The National Academies of Science, Engineering and Medicine (NASEM) Forum on Microbial Threats has released a new summary of its most recent workshop exploring the dynamic relationships among host, pathogens, vectors, and ecosystems that characterize vector-borne diseases.
The Forum revisited the trends and patterns in the incidence and prevalence of vector-borne diseases in an increasingly interconnected and ecologically disturbed world, as well as recent developments to meet these dynamic threats.
Participants examined the emergence and global movement of vector-borne diseases, research priorities for understanding their biology and ecology, and global preparedness for and progress toward their prevention, control, and mitigation.
Content chapters include:
- Emerging Insect-Transmitted Plant Diseases: The Bacterium Xylella fastidiosa as a Case Study
- Genetic Control of Aedes Mosquitoes
- The Intensifying Storm: Domestication of Aedes aegypti, Urbanization of Arboviruses, and Emerging Insecticide Resistance
- Dengue, Chikungunya, and Other Vector-Borne Diseases (VBDs): Surveillance and Response in Latin America and the Caribbean: The Role of the Pan American Health Organization
- Vector-Borne Diseases: Animals and Patterns
- Drivers, Dynamics, and Control of Emerging Vector-Borne Zoonotic Diseases
- Climate Teleconnections, Weather Extremes, and Vector-Borne Disease Outbreaks
- Changing Paradigms for Tick-Borne Diseases in the Americas
- Emerging Vector-Borne Diseases in the United States: What Is Next, and Are We Prepared?

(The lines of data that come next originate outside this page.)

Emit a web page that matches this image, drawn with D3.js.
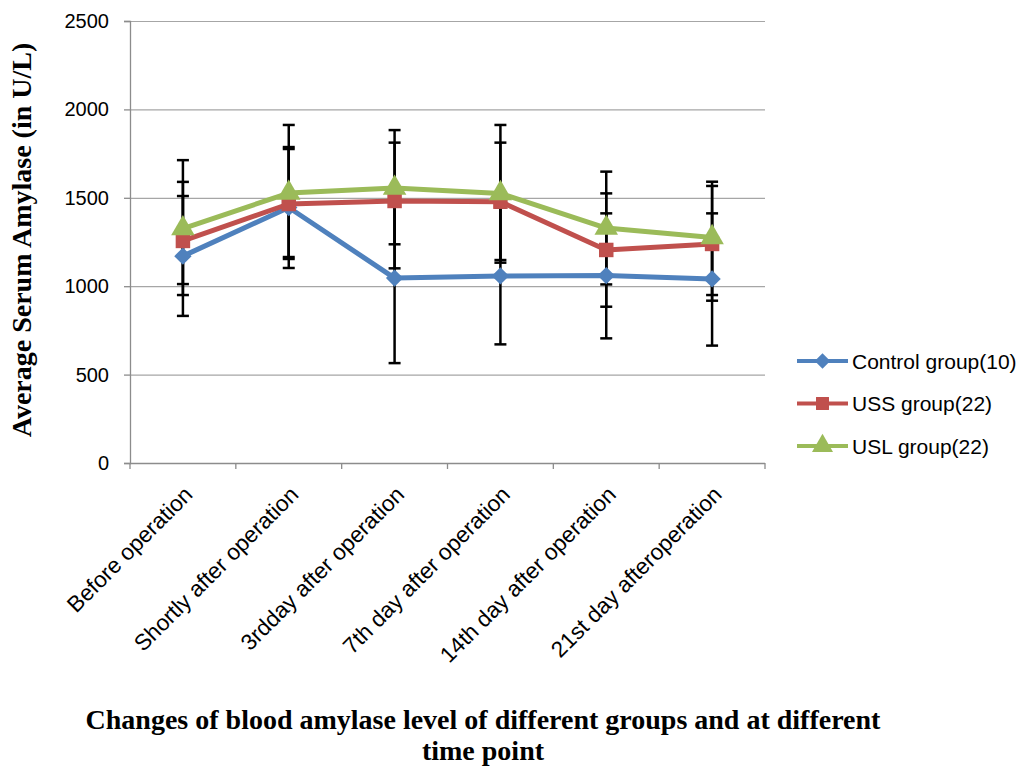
<!DOCTYPE html>
<html>
<head>
<meta charset="utf-8">
<script src="https://cdn.jsdelivr.net/npm/d3@7"></script>
<style>
  body { margin: 0; background: #fff; }
  svg { display: block; }
</style>
</head>
<body>
<svg class="chart"></svg>
<script>
// categories along the x axis
var categories = ["Before operation", "Shortly after operation", "3rdday after operation",
                  "7th day after operation", "14th day after operation", "21st day afteroperation"];

var seriesNames = ["Control group(10)", "USS group(22)", "USL group(22)"];

// mean values
var controlMean = [1170, 1445, 1046, 1058, 1060, 1041];
var ussMean     = [1256, 1465, 1482, 1478, 1205, 1239];
var uslMean     = [1326, 1527, 1555, 1525, 1329, 1276];

// error bar ends (low / high)
var controlLow  = [832, 1103, 565, 671, 705, 664];
var controlHigh = [1510, 1787, 1527, 1445, 1412, 1412];
var ussLow      = [1012, 1154, 1101, 1148, 884, 918];
var ussHigh     = [1590, 1776, 1812, 1812, 1525, 1567];
var uslLow      = [950, 1165, 1237, 1133, 1010, 950];
var uslHigh     = [1713, 1912, 1883, 1912, 1648, 1591];

var yTicks = [0, 500, 1000, 1500, 2000, 2500];

var colors = ["#4F81BD", "#C0504D", "#9BBB59"];
// diamond = square turned 45 degrees
var shapes = [d3.symbolSquare, d3.symbolSquare, d3.symbolTriangle];
var shapeTurn = [45, 0, 0];
var shapeSizes = [150, 210, 240];

var series = [
  {name: seriesNames[0], mean: controlMean, low: controlLow, high: controlHigh},
  {name: seriesNames[1], mean: ussMean, low: ussLow, high: ussHigh},
  {name: seriesNames[2], mean: uslMean, low: uslLow, high: uslHigh}
];

var screen = {width: 1024, height: 766};

var svg = d3.select(".chart")
            .attr("width", screen.width)
            .attr("height", screen.height);

var margins = {top: 21, left: 130, right: 259, bottom: 303};
var width = screen.width - margins.left - margins.right;
var height = screen.height - margins.top - margins.bottom;

var xScale = d3.scalePoint()
               .domain(categories)
               .range([0, width])
               .padding(0.5);
var step = xScale.step();

var yScale = d3.scaleLinear()
               .domain([0, 2500])
               .range([height, 0]);

var plotLand = svg.append("g")
                  .attr("transform", "translate(" + margins.left + "," + margins.top + ")");

// gridlines
plotLand.append("g").selectAll("line")
        .data(yTicks.slice(1))
        .enter()
        .append("line")
        .attr("x1", 0).attr("x2", width)
        .attr("y1", function(d) {return yScale(d) + 0.5})
        .attr("y2", function(d) {return yScale(d) + 0.5})
        .attr("stroke", "#a6a6a6")
        .attr("stroke-width", 1.2);

// y axis
var yAxis = d3.axisLeft(yScale).tickValues(yTicks).tickFormat(d3.format("d")).tickSize(6).tickPadding(15);
var yG = plotLand.append("g").classed("yAxis", true).call(yAxis);
yG.select(".domain").attr("stroke", "#8c8c8c").attr("stroke-width", 1.3);
yG.selectAll(".tick line").attr("stroke", "#8c8c8c").attr("stroke-width", 1.3);
yG.selectAll("text")
  .style("font-family", "'Liberation Sans', Arial, sans-serif")
  .style("font-size", "20px")
  .attr("fill", "#000");

// x axis: line with ticks between categories
var xG = plotLand.append("g").attr("transform", "translate(0," + height + ")");
xG.append("line")
  .attr("x1", 0).attr("x2", width)
  .attr("y1", 0.5).attr("y2", 0.5)
  .attr("stroke", "#8c8c8c").attr("stroke-width", 1.3);
xG.selectAll("line.tk")
  .data(d3.range(categories.length + 1))
  .enter()
  .append("line")
  .classed("tk", true)
  .attr("x1", function(i) {return i * step})
  .attr("x2", function(i) {return i * step})
  .attr("y1", 0).attr("y2", 6)
  .attr("stroke", "#8c8c8c").attr("stroke-width", 1.3);

xG.selectAll("text")
  .data(categories)
  .enter()
  .append("text")
  .attr("transform", function(d) {
    return "translate(" + (xScale(d) + 11) + "," + 33 + ") rotate(-45)";
  })
  .attr("text-anchor", "end")
  .style("font-family", "'Liberation Sans', Arial, sans-serif")
  .style("font-size", "22.5px")
  .text(function(d) {return d});

// error bars
series.forEach(function(s) {
  var g = plotLand.append("g").classed("errbars", true);
  categories.forEach(function(c, i) {
    var x = xScale(c);
    g.append("line")
     .attr("x1", x).attr("x2", x)
     .attr("y1", yScale(s.low[i])).attr("y2", yScale(s.high[i]))
     .attr("stroke", "#000").attr("stroke-width", 2.5);
    [s.low[i], s.high[i]].forEach(function(v) {
      g.append("line")
       .attr("x1", x - 6).attr("x2", x + 6)
       .attr("y1", yScale(v)).attr("y2", yScale(v))
       .attr("stroke", "#000").attr("stroke-width", 2.5);
    });
  });
});

// lines and markers
var line = d3.line()
             .x(function(d, i) {return xScale(categories[i])})
             .y(function(d) {return yScale(d)});

series.forEach(function(s, k) {
  plotLand.append("path")
          .datum(s.mean)
          .attr("d", line)
          .attr("fill", "none")
          .attr("stroke", colors[k])
          .attr("stroke-width", 5)
          .attr("stroke-linejoin", "round");
  plotLand.append("g").selectAll("path")
          .data(s.mean)
          .enter()
          .append("path")
          .attr("transform", function(d, i) {
            return "translate(" + xScale(categories[i]) + "," + yScale(d) + ") rotate(" + shapeTurn[k] + ")";
          })
          .attr("d", d3.symbol().type(shapes[k]).size(shapeSizes[k]))
          .attr("fill", colors[k]);
});

// legend
var legend = svg.append("g").attr("transform", "translate(797,361)");
var legendLines = legend.selectAll("g")
                        .data(series)
                        .enter()
                        .append("g")
                        .attr("transform", function(d, i) {return "translate(0," + (i * 42.5) + ")"});
legendLines.append("line")
           .attr("x1", 0).attr("x2", 51)
           .attr("y1", 0).attr("y2", 0)
           .attr("stroke", function(d, i) {return colors[i]})
           .attr("stroke-width", 4);
legendLines.append("path")
           .attr("transform", function(d, i) {return "translate(25.5,0) rotate(" + shapeTurn[i] + ")"})
           .attr("d", function(d, i) {return d3.symbol().type(shapes[i]).size(shapeSizes[i] * 0.8)()})
           .attr("fill", function(d, i) {return colors[i]});
legendLines.append("text")
           .attr("x", 55)
           .attr("y", 7.5)
           .style("font-family", "'Liberation Sans', Arial, sans-serif")
           .style("font-size", "21px")
           .text(function(d) {return d.name});

// y axis title
svg.append("text")
   .attr("transform", "translate(31,240) rotate(-90)")
   .attr("text-anchor", "middle")
   .style("font-family", "'Liberation Serif', 'Times New Roman', serif")
   .style("font-weight", "bold")
   .style("font-size", "28px")
   .text("Average Serum Amylase (in U/L)");

// chart caption
var caption = svg.append("text")
   .attr("text-anchor", "middle")
   .style("font-family", "'Liberation Serif', 'Times New Roman', serif")
   .style("font-weight", "bold")
   .style("font-size", "28px");
caption.append("tspan").attr("x", 483).attr("y", 729)
       .text("Changes of blood amylase level of different groups and at different");
caption.append("tspan").attr("x", 483).attr("y", 760)
       .text("time point");
</script>
</body>
</html>
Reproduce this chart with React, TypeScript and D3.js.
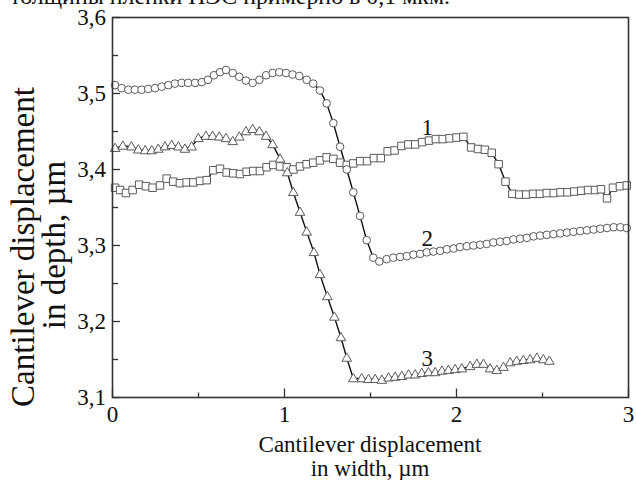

- Arbovirus Evolution, Vector Competence, and Virulence Models – Changing Patterns of Infection
- Vector-Borne Disease Emergence and Spread in the European Union
- Disruption of Insect Transmission of Plant Viruses
Pathogens transmitted among humans, animals, or plants by insects and arthropod vectors have been responsible for significant morbidity and mortality throughout recorded history. Such vector-borne diseases – including malaria, dengue, yellow fever, and plague – together accounted for more human disease and death in the 17th through early 20th centuries than all other causes combined.
Over the past three decades, previously controlled vector-borne diseases have resurged or reemerged in new geographic locations, and several newly identified pathogens and vectors have triggered disease outbreaks in plants and animals, including humans.
Domestic and international capabilities to detect, identify, and effectively respond to vector-borne diseases are limited. Few vaccines have been developed against vector-borne pathogens. At the same time, drug resistance has developed in vector-borne pathogens while their vectors are increasingly resistant to insecticide controls.
Furthermore, the ranks of scientists trained to conduct research in key fields including medical entomology, vector ecology, and tropical medicine have dwindled, threatening prospects for addressing vector-borne diseases now and in the future.